Larangan Eks Napi Nyaleg, Bentuk Penyelenggaraan Negara yang Bersih
Berita

Larangan Eks Napi Nyaleg, Bentuk Penyelenggaraan Negara yang Bersih

Sebagai upaya  menjamin  kualitas dan integritas dari orang-orang yang bakal dipilih oleh masyarakat.

Oleh:
Rofiq Hidayat
Bacaan 2 Menit
Acara uji publik rancangan PKPU yang digelar di kantor KPU, Selasa (7/6). Foto: RES
Acara uji publik rancangan PKPU yang digelar di kantor KPU, Selasa (7/6).

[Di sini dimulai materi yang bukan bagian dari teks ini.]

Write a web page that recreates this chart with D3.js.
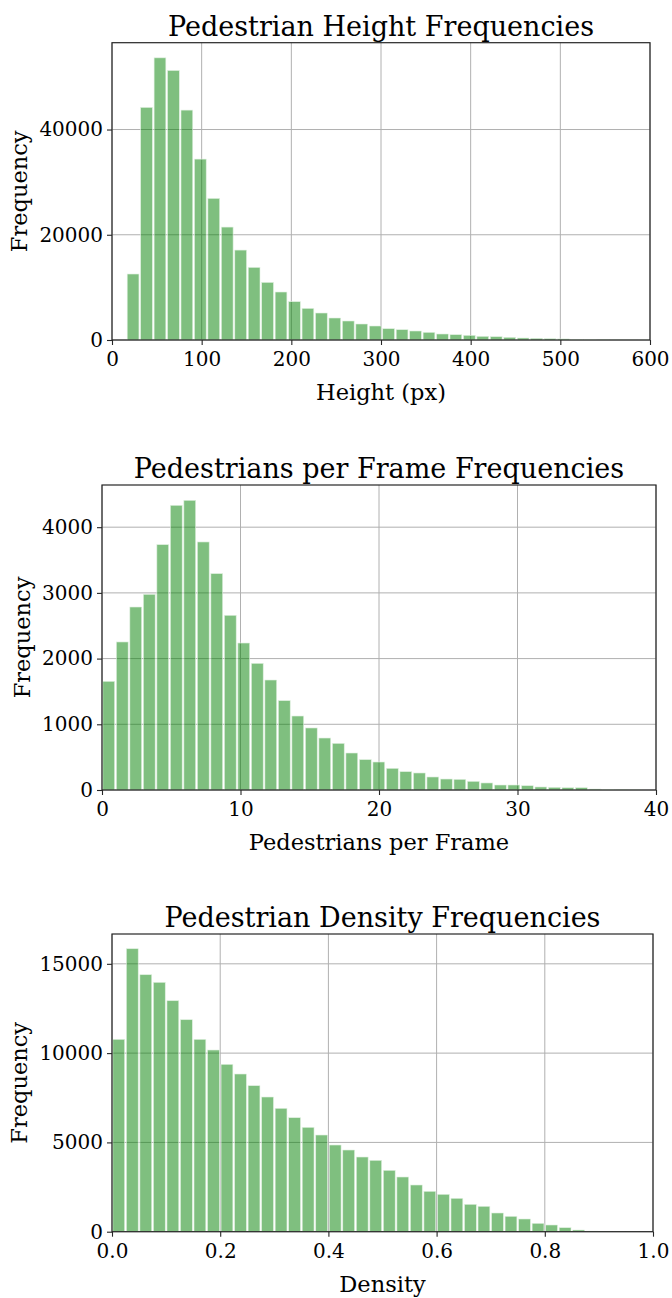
<!DOCTYPE html>
<html>
<head>
<meta charset="utf-8">
<script src="https://cdn.jsdelivr.net/npm/d3@7"></script>
<style>
    body { margin: 0; background: #fff; }
    svg text { font-family: "DejaVu Serif", serif; fill: #000; }
</style>
</head>
<body>
<div id="chart"></div>
<script>
// histogram counts, one entry per bin
var heightCounts = [12540, 44200, 53620, 51220, 43690, 34380, 26910, 21460, 17090, 13800,
    10950, 9120, 7280, 6010, 5130, 4180, 3610, 3040, 2660, 2150,
    1960, 1710, 1460, 1140, 1010, 890, 700, 630, 510, 380,
    320, 250, 200, 130, 80, 50, 30, 20, 10];
var pedCounts = [1654, 2253, 2785, 2978, 3734, 4333, 4409, 3775, 3293, 2659,
    2237, 1928, 1674, 1360, 1126, 944, 791, 710, 563, 462,
    426, 330, 279, 259, 198, 167, 162, 132, 107, 76,
    76, 65, 46, 41, 35, 35, 15, 10, 4, 2];
var densityCounts = [10772, 15845, 14390, 13964, 12934, 11870, 10772, 10174, 9373, 8830,
    8175, 7542, 6909, 6383, 5845, 5414, 4854, 4574, 4182, 3997,
    3438, 3063, 2615, 2262, 2094, 1870, 1534, 1422, 1047, 862,
    711, 470, 375, 224, 95, 30, 10, 4, 1, 0];

// bin start / bin width
var heightBins = [16, 15];
var pedBins = [0, 0.975];
var densityBins = [0, 0.025];

var heightTicksX = [0, 100, 200, 300, 400, 500, 600];
var heightTicksY = [0, 20000, 40000];
var pedTicksX = [0, 10, 20, 30, 40];
var pedTicksY = [0, 1000, 2000, 3000, 4000];
var densityTicksX = [0, 0.2, 0.4, 0.6, 0.8, 1.0];
var densityTicksY = [0, 5000, 10000, 15000];

var W = 672, H = 1298;
var svg = d3.select('#chart').append('svg').attr('width', W).attr('height', H);

var panels = [
    {
        title: 'Pedestrian Height Frequencies', xlabel: 'Height (px)',
        counts: heightCounts, bins: heightBins, xDomain: [0, 600], yMax: 56500,
        xTicks: heightTicksX, yTicks: heightTicksY, xFmt: d3.format('d'),
        box: {left: 112, right: 650, top: 42.7, bottom: 340}
    },
    {
        title: 'Pedestrians per Frame Frequencies', xlabel: 'Pedestrians per Frame',
        counts: pedCounts, bins: pedBins, xDomain: [0, 40], yMax: 4642,
        xTicks: pedTicksX, yTicks: pedTicksY, xFmt: d3.format('d'),
        box: {left: 102, right: 656, top: 485, bottom: 790}
    },
    {
        title: 'Pedestrian Density Frequencies', xlabel: 'Density',
        counts: densityCounts, bins: densityBins, xDomain: [0, 1], yMax: 16670,
        xTicks: densityTicksX, yTicks: densityTicksY, xFmt: d3.format('.1f'),
        box: {left: 112, right: 653, top: 934, bottom: 1231.7}
    }
];

panels.forEach(function (p, i) {
    var b = p.box;
    var x = d3.scaleLinear().domain(p.xDomain).range([b.left, b.right]);
    var y = d3.scaleLinear().domain([0, p.yMax]).range([b.bottom, b.top]);
    var g = svg.append('g');

    g.append('clipPath').attr('id', 'clip' + i).append('rect')
        .attr('x', b.left).attr('y', b.top)
        .attr('width', b.right - b.left).attr('height', b.bottom - b.top);

    // grid
    g.append('g').selectAll('line.gx').data(p.xTicks).enter().append('line')
        .attr('x1', function (d) { return x(d); }).attr('x2', function (d) { return x(d); })
        .attr('y1', b.top).attr('y2', b.bottom)
        .attr('stroke', '#b0b0b0').attr('stroke-width', 1);
    g.append('g').selectAll('line.gy').data(p.yTicks).enter().append('line')
        .attr('y1', function (d) { return y(d); }).attr('y2', function (d) { return y(d); })
        .attr('x1', b.left).attr('x2', b.right)
        .attr('stroke', '#b0b0b0').attr('stroke-width', 1);

    // bars
    var bins = p.counts.map(function (c, k) {
        return {x0: p.bins[0] + k * p.bins[1], x1: p.bins[0] + (k + 1) * p.bins[1], n: c};
    });
    g.append('g').attr('clip-path', 'url(#clip' + i + ')')
        .selectAll('rect').data(bins).enter().append('rect')
        .attr('x', function (d) { return x(d.x0) + 0.85; })
        .attr('width', function (d) { return Math.max(0, x(d.x1) - x(d.x0) - 1.7); })
        .attr('y', function (d) { return y(d.n); })
        .attr('height', function (d) { return y(0) - y(d.n); })
        .attr('fill', 'green').attr('fill-opacity', 0.5)
        .attr('stroke', '#dff0df').attr('stroke-width', 0.6);

    // frame
    g.append('rect')
        .attr('x', b.left).attr('y', b.top)
        .attr('width', b.right - b.left).attr('height', b.bottom - b.top)
        .attr('fill', 'none').attr('stroke', '#262626').attr('stroke-width', 1.2);

    var xAxis = d3.axisBottom(x).tickValues(p.xTicks).tickFormat(p.xFmt).tickSize(5).tickPadding(7);
    var yAxis = d3.axisLeft(y).tickValues(p.yTicks).tickFormat(d3.format('d')).tickSize(5).tickPadding(4);

    var gx = g.append('g').attr('transform', 'translate(0,' + b.bottom + ')').call(xAxis);
    var gy = g.append('g').attr('transform', 'translate(' + b.left + ',0)').call(yAxis);
    [gx, gy].forEach(function (a) {
        a.select('.domain').remove();
        a.selectAll('.tick line').attr('stroke', '#262626').attr('stroke-width', 1.1);
        a.selectAll('.tick text').attr('font-size', 20).attr('font-family', '"DejaVu Serif", serif');
    });

    var maxW = 0;
    gy.selectAll('.tick text').each(function () {
        maxW = Math.max(maxW, this.getComputedTextLength());
    });

    g.append('text')
        .attr('x', (b.left + b.right) / 2).attr('y', b.top - 7)
        .attr('text-anchor', 'middle').attr('font-size', 27)
        .text(p.title);

    g.append('text')
        .attr('x', (b.left + b.right) / 2).attr('y', b.bottom + 60)
        .attr('text-anchor', 'middle').attr('font-size', 22.5)
        .text(p.xlabel);

    var lx = b.left - 9 - maxW - 12;
    g.append('text')
        .attr('transform', 'translate(' + lx + ',' + ((b.top + b.bottom) / 2) + ') rotate(-90)')
        .attr('text-anchor', 'middle').attr('font-size', 22.5)
        .text('Frequency');
});
</script>
</body>
</html>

Foto: RES

Komisi Pemilihan Umum (KPU) bersikukuh memasukan aturan pelarangan bagi mantan narapidana korupsi masuk dalam Peraturan KPU (PKPU). Alasannya, pengaturan tersebut  sebagai bentuk dari penyelenggaraan negara yang bersih dan bebas dari korupsi, kolusi dan nepotisme.

 

“KPU bekerja tidak hanya berpedoman pada UU terkait dengan pemilu, tapi juga UU lain yang relevan. Salah satunya adalah UU No.28 Tahun 1999 tentang Penyelenggaraan Negara yang Bersih dari Korupsi, Kolusi dan Nepostime,” ujar komisioner KPU Wahyu Setiawan.

 

Dalam menyusun PKPU, lanjut Wahyu, pihaknya mendengar aspirasi publik perihal daya rusak yang luar biasa dari kejahatan tindak pidana korupsi. Atas dasar itu, dua alasan yakni menuju penyelenggaraan negara yang bersih dan daya rusak luar biasa dari kejahatan korupsi, yang melatari terbitnya larangan mantan narapidana korupsi menjadi calon legislatif.

 

Pasal 8 ayat (1) huruf j rancangan PKPU menyebutkan, Bakal calon anggota DPR, DPRD Provinsi, dan DPRD Kabupaten/Kota adalah Warga Negara Indonesia dan harus memenuhi persyaratan:…j. bukan Mantan Terpidana bandar narkoba, kejahatan seksual terhadap anak, atau korupsi;”.

 

Menurut Wahyu, meski mendapat penolakan dari kalangan parlemen dan pemerintah, keberadaan pasal tersebut tetap tercantum alias tidak mengalami perubahan. Ia mempersilakan bagi pihak yang merasa keberatan dengan pasal tersebut untuk menujinya ke Mahkamah Agung (MA). “Jadi siapapun dipersilakan jika akan melakukan pengujian PKPU,” ujarnya.

 

KPU sendiri telah menyiapkan argumentasi apabila PKPU tersebut diuji materi. Menurut Wahyu, dalam menyusun  PKPU ini, pihaknya telah melakukan diskusi dengan para akademisi, kelompok pemerhati penyelenggaraan pemilu yang bersih, ahli hukum pidana dan tata negara.

 

Sementara itu, Ketua Komisi II Zanudin Amali berpandangan dalam pembuatan PKPU mestinya tidak boleh bertentangan dengan UU No. 7 Tahun 2017 tentang Pemilu. Sebab PKPU menjadi bagian aturan dalam sistem peraturan perundang-undangan. Secara kedudukan hukum, PKPU mesti tunduk dengan aturan di atasnya, yakni UU Pemilu. Ditambah lagi KPU merupakan bagian dari eksekutif pelaksana UU.